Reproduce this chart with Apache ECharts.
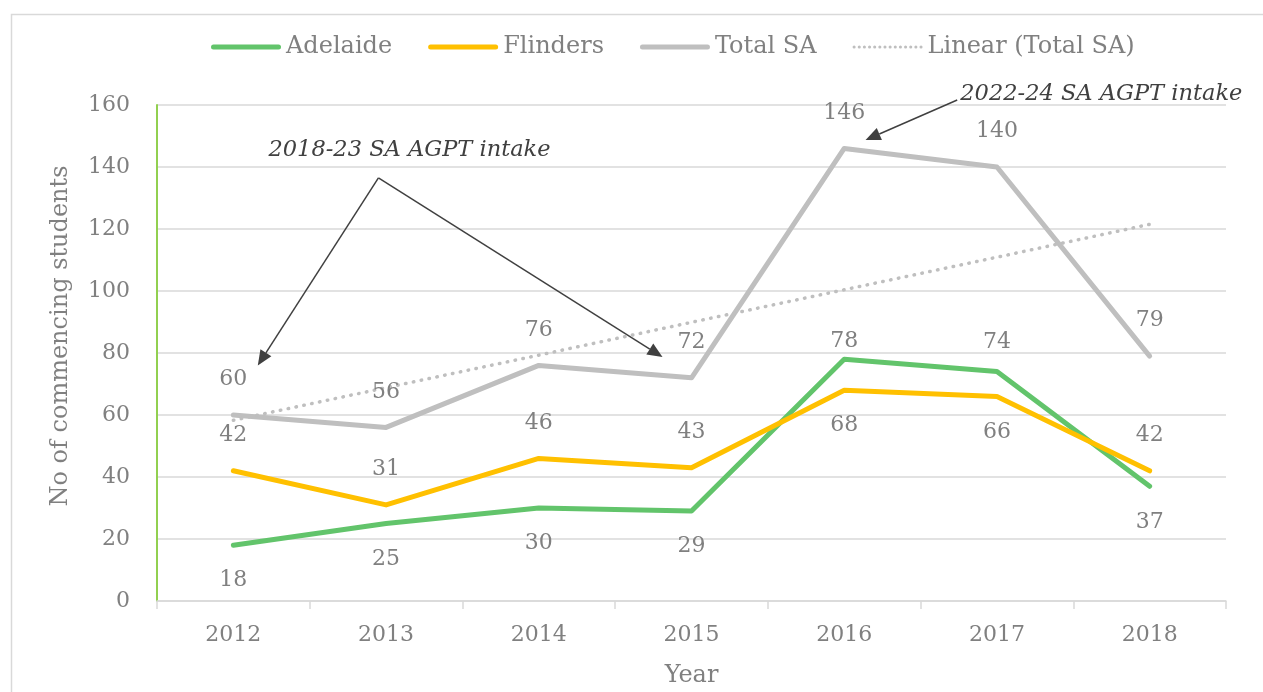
<!DOCTYPE html>
<html>
<head>
<meta charset="utf-8">
<script src="https://cdn.jsdelivr.net/npm/echarts@6/dist/echarts.min.js"></script>
<style>
    html, body { margin: 0; padding: 0; background: #fff; }
    #chart { width: 1263px; height: 692px; }
</style>
</head>
<body>
<div id="chart"></div>
<script>
// data
const years = ['2012', '2013', '2014', '2015', '2016', '2017', '2018'];
const adelaide = [18, 25, 30, 29, 78, 74, 37];
const flinders = [42, 31, 46, 43, 68, 66, 42];
const totalSA = [60, 56, 76, 72, 146, 140, 79];
const trendTotalSA = [58.3, 68.8, 79.3, 89.9, 100.4, 110.9, 121.5];

// where each data label sits
const adelaideLabelPos = ['bottom', 'bottom', 'bottom', 'bottom', 'top', 'top', 'bottom'];
const flindersLabelPos = ['top', 'top', 'top', 'top', 'bottom', 'bottom', 'top'];

const FONT = '"DejaVu Serif", "Liberation Serif", serif';
const GREY = '#808080';
const LABEL_GAP = 24;

const lineIcon = 'path://M2.5,0 H67.5 A2.5,2.5 0 0 1 67.5,5 H2.5 A2.5,2.5 0 0 1 2.5,0 Z';
let dotIcon = 'path://';
for (let cx = 1.5; cx < 70; cx += 5) {
    dotIcon += 'M' + (cx - 1.5) + ',2.5 a1.5,1.5 0 1,0 3,0 a1.5,1.5 0 1,0 -3,0 ';
}

const labelStyle = {
    show: true,
    color: GREY,
    fontFamily: FONT,
    fontSize: 22,
    distance: LABEL_GAP,
};

const withLabels = (values, positions, distances) =>
    values.map((v, i) => ({
        value: v,
        label: {position: positions[i], distance: distances ? distances[i] : LABEL_GAP},
    }));

const lineSeries = (name, color, data) => ({
    name: name,
    type: 'line',
    data: data,
    symbol: 'circle',
    symbolSize: 1,
    itemStyle: {color: color},
    lineStyle: {color: color, width: 5, cap: 'round', join: 'round'},
    label: labelStyle,
    emphasis: {disabled: true},
    animation: false,
});

const chart = echarts.init(document.getElementById('chart'));

const option = {
    backgroundColor: '#fff',
    textStyle: {fontFamily: FONT},
    legend: {
        top: 30,
        left: 206,
        itemWidth: 70,
        itemHeight: 5,
        itemGap: 36,
        textStyle: {color: GREY, fontFamily: FONT, fontSize: 24},
        data: [
            {name: 'Adelaide', icon: lineIcon},
            {name: 'Flinders', icon: lineIcon},
            {name: 'Total SA', icon: lineIcon},
            {name: 'Linear (Total SA)', icon: dotIcon},
        ],
    },
    grid: {left: 157, right: 37, top: 105, bottom: 91, outerBoundsMode: 'none', containLabel: false},
    xAxis: {
        type: 'category',
        data: years,
        boundaryGap: true,
        name: 'Year',
        nameLocation: 'middle',
        nameGap: 63,
        nameTextStyle: {color: GREY, fontFamily: FONT, fontSize: 24},
        axisLine: {lineStyle: {color: '#d9d9d9', width: 1.5}},
        axisTick: {show: true, length: 8, lineStyle: {color: '#d9d9d9', width: 1.5}},
        axisLabel: {color: GREY, fontFamily: FONT, fontSize: 22, margin: 23},
    },
    yAxis: {
        type: 'value',
        min: 0,
        max: 160,
        interval: 20,
        name: 'No of commencing students',
        nameLocation: 'middle',
        nameGap: 84,
        nameRotate: 90,
        nameTextStyle: {color: GREY, fontFamily: FONT, fontSize: 24, padding: [0, 0, 0, 34]},
        axisLine: {show: true, lineStyle: {color: '#92d050', width: 2}},
        axisTick: {show: false},
        axisLabel: {color: GREY, fontFamily: FONT, fontSize: 22, margin: 27},
        splitLine: {lineStyle: {color: '#d9d9d9', width: 1.5}},
    },
    series: [
        lineSeries('Adelaide', '#62c46b', withLabels(adelaide, adelaideLabelPos,
            [LABEL_GAP, LABEL_GAP, LABEL_GAP, LABEL_GAP, 6, 18, LABEL_GAP])),
        lineSeries('Flinders', '#ffc000', withLabels(flinders, flindersLabelPos)),
        Object.assign(lineSeries('Total SA', '#bfbfbf', totalSA), {
            label: Object.assign({}, labelStyle, {position: 'top'}),
        }),
        {
            name: 'Linear (Total SA)',
            type: 'line',
            data: trendTotalSA,
            symbol: 'none',
            silent: true,
            itemStyle: {color: '#bfbfbf'},
            lineStyle: {color: '#bfbfbf', width: 3.5, type: [0.5, 7.5], cap: 'round'},
            animation: false,
            z: 3,
        },
    ],
};

chart.setOption(option);

// annotations, in [category index, value] space
const notes = [
    {text: '2018-23 SA AGPT intake', at: [0.23, 145.5]},
    {text: '2022-24 SA AGPT intake', at: [4.76, 163.5]},
];
const arrows = [
    {from: [0.95, 136.5], to: [0.16, 76]},
    {from: [0.95, 136.5], to: [2.81, 78.7]},
    {from: [4.74, 161.6], to: [4.14, 148.7]},
];

const p0 = chart.convertToPixel({gridIndex: 0}, [0, 0]);
const p1 = chart.convertToPixel({gridIndex: 0}, [1, 0]);
const toPx = ([i, v]) => {
    const py = chart.convertToPixel({gridIndex: 0}, [0, v]);
    return [p0[0] + i * (p1[0] - p0[0]), py[1]];
};

const graphics = [
    {
        type: 'rect',
        left: 9,
        top: 12,
        z: -10,
        silent: true,
        shape: {width: 1400, height: 800},
        style: {fill: 'none', stroke: '#d9d9d9', lineWidth: 1.5},
    },
];

notes.forEach(n => {
    const [x, y] = toPx(n.at);
    graphics.push({
        type: 'text',
        x: x,
        y: y,
        silent: true,
        style: {
            text: n.text,
            fill: '#404040',
            fontFamily: FONT,
            fontStyle: 'italic',
            fontSize: 22.5,
            verticalAlign: 'middle',
        },
    });
});

arrows.forEach(a => {
    const [x1, y1] = toPx(a.from);
    const [x2, y2] = toPx(a.to);
    const len = Math.hypot(x2 - x1, y2 - y1);
    const ux = (x2 - x1) / len;
    const uy = (y2 - y1) / len;
    const headLen = 15;
    const headHalf = 6.5;
    const bx = x2 - ux * headLen;
    const by = y2 - uy * headLen;
    graphics.push({
        type: 'line',
        silent: true,
        shape: {x1: x1, y1: y1, x2: bx, y2: by},
        style: {stroke: '#404040', lineWidth: 1.5},
    });
    graphics.push({
        type: 'polygon',
        silent: true,
        shape: {
            points: [
                [x2, y2],
                [bx - uy * headHalf, by + ux * headHalf],
                [bx + uy * headHalf, by - ux * headHalf],
            ],
        },
        style: {fill: '#404040'},
    });
});

chart.setOption({graphic: graphics});
</script>
</body>
</html>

= = = = = = =

_Set problem:_
Replicate the material above verbatim; images stay out of the copy.

_Answer:_
Reproduce this chart with Apache ECharts.
<!DOCTYPE html>
<html>
<head>
<meta charset="utf-8">
<script src="https://cdn.jsdelivr.net/npm/echarts@6/dist/echarts.min.js"></script>
<style>
    html, body { margin: 0; padding: 0; background: #fff; }
    #chart { width: 1263px; height: 692px; }
</style>
</head>
<body>
<div id="chart"></div>
<script>
// data
const years = ['2012', '2013', '2014', '2015', '2016', '2017', '2018'];
const adelaide = [18, 25, 30, 29, 78, 74, 37];
const flinders = [42, 31, 46, 43, 68, 66, 42];
const totalSA = [60, 56, 76, 72, 146, 140, 79];
const trendTotalSA = [58.3, 68.8, 79.3, 89.9, 100.4, 110.9, 121.5];

// where each data label sits
const adelaideLabelPos = ['bottom', 'bottom', 'bottom', 'bottom', 'top', 'top', 'bottom'];
const flindersLabelPos = ['top', 'top', 'top', 'top', 'bottom', 'bottom', 'top'];

const FONT = '"DejaVu Serif", "Liberation Serif", serif';
const GREY = '#808080';
const LABEL_GAP = 24;

const lineIcon = 'path://M2.5,0 H67.5 A2.5,2.5 0 0 1 67.5,5 H2.5 A2.5,2.5 0 0 1 2.5,0 Z';
let dotIcon = 'path://';
for (let cx = 1.5; cx < 70; cx += 5) {
    dotIcon += 'M' + (cx - 1.5) + ',2.5 a1.5,1.5 0 1,0 3,0 a1.5,1.5 0 1,0 -3,0 ';
}

const labelStyle = {
    show: true,
    color: GREY,
    fontFamily: FONT,
    fontSize: 22,
    distance: LABEL_GAP,
};

const withLabels = (values, positions, distances) =>
    values.map((v, i) => ({
        value: v,
        label: {position: positions[i], distance: distances ? distances[i] : LABEL_GAP},
    }));

const lineSeries = (name, color, data) => ({
    name: name,
    type: 'line',
    data: data,
    symbol: 'circle',
    symbolSize: 1,
    itemStyle: {color: color},
    lineStyle: {color: color, width: 5, cap: 'round', join: 'round'},
    label: labelStyle,
    emphasis: {disabled: true},
    animation: false,
});

const chart = echarts.init(document.getElementById('chart'));

const option = {
    backgroundColor: '#fff',
    textStyle: {fontFamily: FONT},
    legend: {
        top: 30,
        left: 206,
        itemWidth: 70,
        itemHeight: 5,
        itemGap: 36,
        textStyle: {color: GREY, fontFamily: FONT, fontSize: 24},
        data: [
            {name: 'Adelaide', icon: lineIcon},
            {name: 'Flinders', icon: lineIcon},
            {name: 'Total SA', icon: lineIcon},
            {name: 'Linear (Total SA)', icon: dotIcon},
        ],
    },
    grid: {left: 157, right: 37, top: 105, bottom: 91, outerBoundsMode: 'none', containLabel: false},
    xAxis: {
        type: 'category',
        data: years,
        boundaryGap: true,
        name: 'Year',
        nameLocation: 'middle',
        nameGap: 63,
        nameTextStyle: {color: GREY, fontFamily: FONT, fontSize: 24},
        axisLine: {lineStyle: {color: '#d9d9d9', width: 1.5}},
        axisTick: {show: true, length: 8, lineStyle: {color: '#d9d9d9', width: 1.5}},
        axisLabel: {color: GREY, fontFamily: FONT, fontSize: 22, margin: 23},
    },
    yAxis: {
        type: 'value',
        min: 0,
        max: 160,
        interval: 20,
        name: 'No of commencing students',
        nameLocation: 'middle',
        nameGap: 84,
        nameRotate: 90,
        nameTextStyle: {color: GREY, fontFamily: FONT, fontSize: 24, padding: [0, 0, 0, 34]},
        axisLine: {show: true, lineStyle: {color: '#92d050', width: 2}},
        axisTick: {show: false},
        axisLabel: {color: GREY, fontFamily: FONT, fontSize: 22, margin: 27},
        splitLine: {lineStyle: {color: '#d9d9d9', width: 1.5}},
    },
    series: [
        lineSeries('Adelaide', '#62c46b', withLabels(adelaide, adelaideLabelPos,
            [LABEL_GAP, LABEL_GAP, LABEL_GAP, LABEL_GAP, 6, 18, LABEL_GAP])),
        lineSeries('Flinders', '#ffc000', withLabels(flinders, flindersLabelPos)),
        Object.assign(lineSeries('Total SA', '#bfbfbf', totalSA), {
            label: Object.assign({}, labelStyle, {position: 'top'}),
        }),
        {
            name: 'Linear (Total SA)',
            type: 'line',
            data: trendTotalSA,
            symbol: 'none',
            silent: true,
            itemStyle: {color: '#bfbfbf'},
            lineStyle: {color: '#bfbfbf', width: 3.5, type: [0.5, 7.5], cap: 'round'},
            animation: false,
            z: 3,
        },
    ],
};

chart.setOption(option);

// annotations, in [category index, value] space
const notes = [
    {text: '2018-23 SA AGPT intake', at: [0.23, 145.5]},
    {text: '2022-24 SA AGPT intake', at: [4.76, 163.5]},
];
const arrows = [
    {from: [0.95, 136.5], to: [0.16, 76]},
    {from: [0.95, 136.5], to: [2.81, 78.7]},
    {from: [4.74, 161.6], to: [4.14, 148.7]},
];

const p0 = chart.convertToPixel({gridIndex: 0}, [0, 0]);
const p1 = chart.convertToPixel({gridIndex: 0}, [1, 0]);
const toPx = ([i, v]) => {
    const py = chart.convertToPixel({gridIndex: 0}, [0, v]);
    return [p0[0] + i * (p1[0] - p0[0]), py[1]];
};

const graphics = [
    {
        type: 'rect',
        left: 9,
        top: 12,
        z: -10,
        silent: true,
        shape: {width: 1400, height: 800},
        style: {fill: 'none', stroke: '#d9d9d9', lineWidth: 1.5},
    },
];

notes.forEach(n => {
    const [x, y] = toPx(n.at);
    graphics.push({
        type: 'text',
        x: x,
        y: y,
        silent: true,
        style: {
            text: n.text,
            fill: '#404040',
            fontFamily: FONT,
            fontStyle: 'italic',
            fontSize: 22.5,
            verticalAlign: 'middle',
        },
    });
});

arrows.forEach(a => {
    const [x1, y1] = toPx(a.from);
    const [x2, y2] = toPx(a.to);
    const len = Math.hypot(x2 - x1, y2 - y1);
    const ux = (x2 - x1) / len;
    const uy = (y2 - y1) / len;
    const headLen = 15;
    const headHalf = 6.5;
    const bx = x2 - ux * headLen;
    const by = y2 - uy * headLen;
    graphics.push({
        type: 'line',
        silent: true,
        shape: {x1: x1, y1: y1, x2: bx, y2: by},
        style: {stroke: '#404040', lineWidth: 1.5},
    });
    graphics.push({
        type: 'polygon',
        silent: true,
        shape: {
            points: [
                [x2, y2],
                [bx - uy * headHalf, by + ux * headHalf],
                [bx + uy * headHalf, by - ux * headHalf],
            ],
        },
        style: {fill: '#404040'},
    });
});

chart.setOption({graphic: graphics});
</script>
</body>
</html>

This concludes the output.